• _WORK INSTRUCTIONS_: Whenever a line contains the string "script", copy it out of the entries.

• _RECORDS SHOWN_:

+--

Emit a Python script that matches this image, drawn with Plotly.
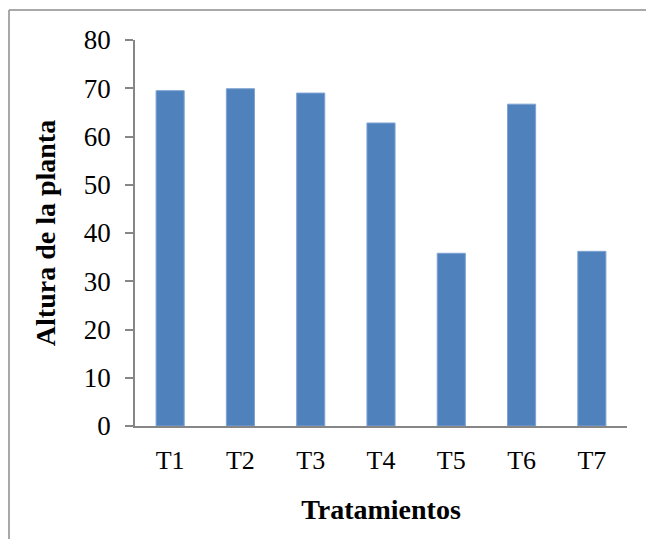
import plotly.graph_objects as go

# Plant height by treatment
tratamientos = ["T1", "T2", "T3", "T4", "T5", "T6", "T7"]
altura = [69.5, 69.9, 69.0, 62.8, 35.8, 66.7, 36.2]
y_ticks = [0, 10, 20, 30, 40, 50, 60, 70, 80]

FONT = "Liberation Serif, Times New Roman, serif"
AXIS_GRAY = "#868686"

fig = go.Figure(
    go.Bar(
        x=tratamientos,
        y=altura,
        marker=dict(color="#4F81BD", line=dict(color="#7FA3D3", width=1)),
        width=0.4,
    )
)

fig.update_layout(
    width=646,
    height=539,
    margin=dict(l=135, r=19, t=40, b=113),
    paper_bgcolor="white",
    plot_bgcolor="white",
    font=dict(family=FONT, size=26, color="black"),
    showlegend=False,
    xaxis=dict(
        showline=True,
        linecolor=AXIS_GRAY,
        linewidth=1.5,
        ticks="",
        showgrid=False,
        tickfont=dict(size=26),
        ticklabelstandoff=10,
        title=dict(text="<b>Tratamientos</b>", font=dict(size=28), standoff=25),
    ),
    yaxis=dict(
        range=[0, 80],
        tickvals=y_ticks,
        showline=True,
        linecolor=AXIS_GRAY,
        linewidth=1.5,
        ticks="outside",
        ticklen=8,
        tickcolor=AXIS_GRAY,
        tickwidth=1.5,
        showgrid=False,
        zeroline=False,
        tickfont=dict(size=27),
        ticklabelstandoff=9,
        title=dict(text="<b>Altura de la planta</b>", font=dict(size=28), standoff=20),
    ),
    shapes=[
        # chart frame (top and left edges)
        dict(type="line", xref="paper", yref="paper",
             x0=(9 - 135) / 492, x1=1.1, y0=(426 - 10) / 386, y1=(426 - 10) / 386,
             line=dict(color="#8c8c8c", width=1.5)),
        dict(type="line", xref="paper", yref="paper",
             x0=(9 - 135) / 492, x1=(9 - 135) / 492, y0=(426 - 10) / 386, y1=-0.4,
             line=dict(color="#8c8c8c", width=1.5)),
    ],
)

fig.write_html("out.html")
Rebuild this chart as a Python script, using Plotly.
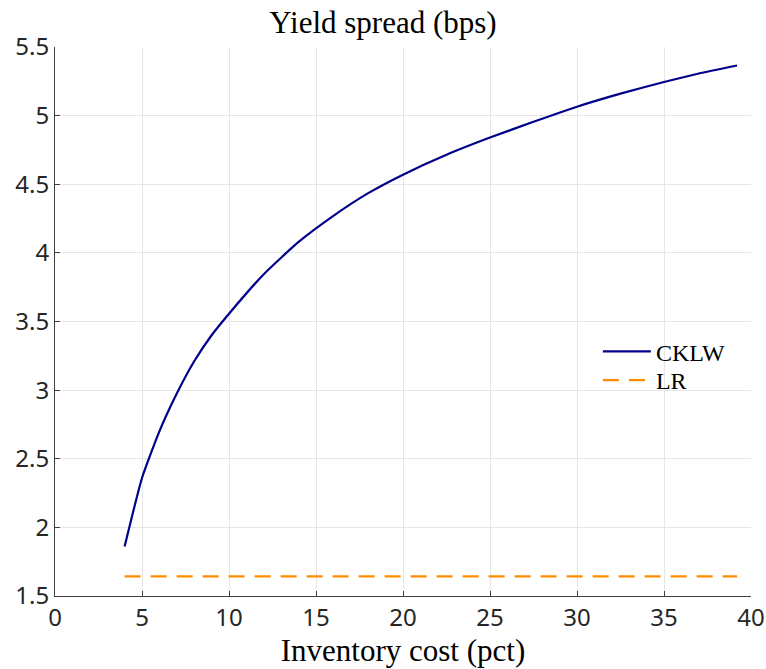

+--

• _SOLUTION BELOW_:
Emit a Python script that matches this image, drawn with Plotly.
Rebuild this chart as a Python script, using Plotly.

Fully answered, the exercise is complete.